Brands Can’t Stop Going to the Bathroom During the Super Bowl

America post Staff
6 Min Read


An unlikely motif has emerged among this year’s crop of Super Bowl ads: bathroom humor.

Liquid I.V. has leaned fully into the bit. In the lead-up to the game, the hydration brand released two restroom-based teaser ads, one featuring K-pop vocalist EJAE belting Phil Collins’ 1984 power ballad “Against All Odds” from a bathroom stall. The other follows a janitor who pauses mid-cleaning, puzzled, as the same song echoes from an empty toilet.

The Super Bowl spot itself escalates the premise into a full-blown chorus: a montage of toilets, stalls and bathroom fixtures singing “Against All Odds” in unison. The joke lands on a visual gag—asking viewers to literally “take a look” at what’s in the bowl—as a way to prompt people to check their hydration levels.

Men’s grooming brand Manscaped was also in on the potty joke, with its Super Bowl pregame ad featuring anthropomorphic clumps of hair trapped in a shower drain, crooning a mournful ballad about their brief, doomed relationships with their former bodies.

Even cereal brands are heading to the bathroom. WK Kellogg Co‘s Raisin Bran’s ad talks about digestion and gut health—territory that’s long been difficult to advertise without veering into discomfort.

Taken together, the ads suggest that when it comes to wellness, digestion, and hydration, advertisers are increasingly willing to go where polite marketing once refused.

It’s not the first time advertisers have used the Super Bowl to make bathroom jokes.

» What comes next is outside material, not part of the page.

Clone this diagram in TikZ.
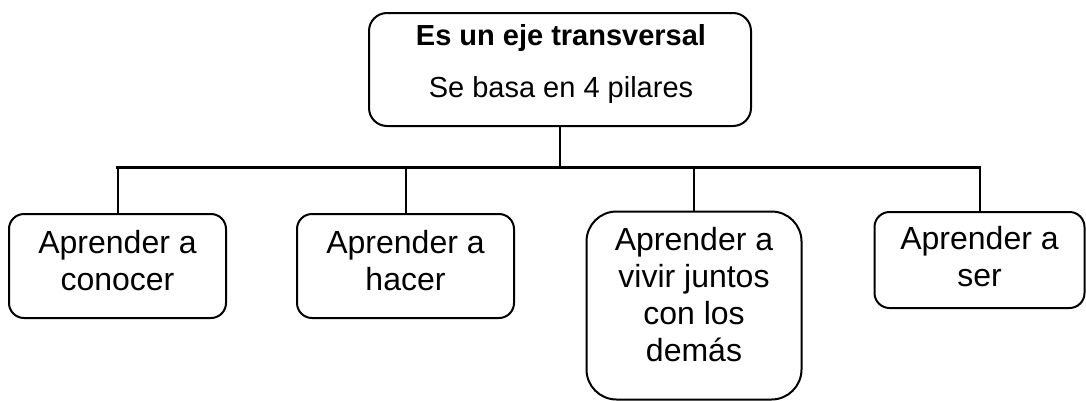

Last year, for instance, Angel Soft encouraged viewers to step away from the screen and take a bathroom break during its ad.

But this year, this immature and sometimes mildly gross form of humor is increasingly common. And according to creative leaders and brand marketers, that’s not an accident.

“You’re trying to break through the most noisy creative environment you’re ever going to be in, at a time when people’s attention spans are devastatingly short,” said Steve Slivka, chief creative officer at Manifest, who has worked on multiple Super Bowl ads for brands like Cadillac and Slim Jim. “At the same time, you’re navigating one of the most polarized cultural moments we’ve been in.”

And at some level, bathroom humor strikes that balance of being universally funny and understood. “As evolved as I think I am, there’s no defense for singing toilets,” Slivka continued. “You’re going to have a reaction to it. That’s just true.”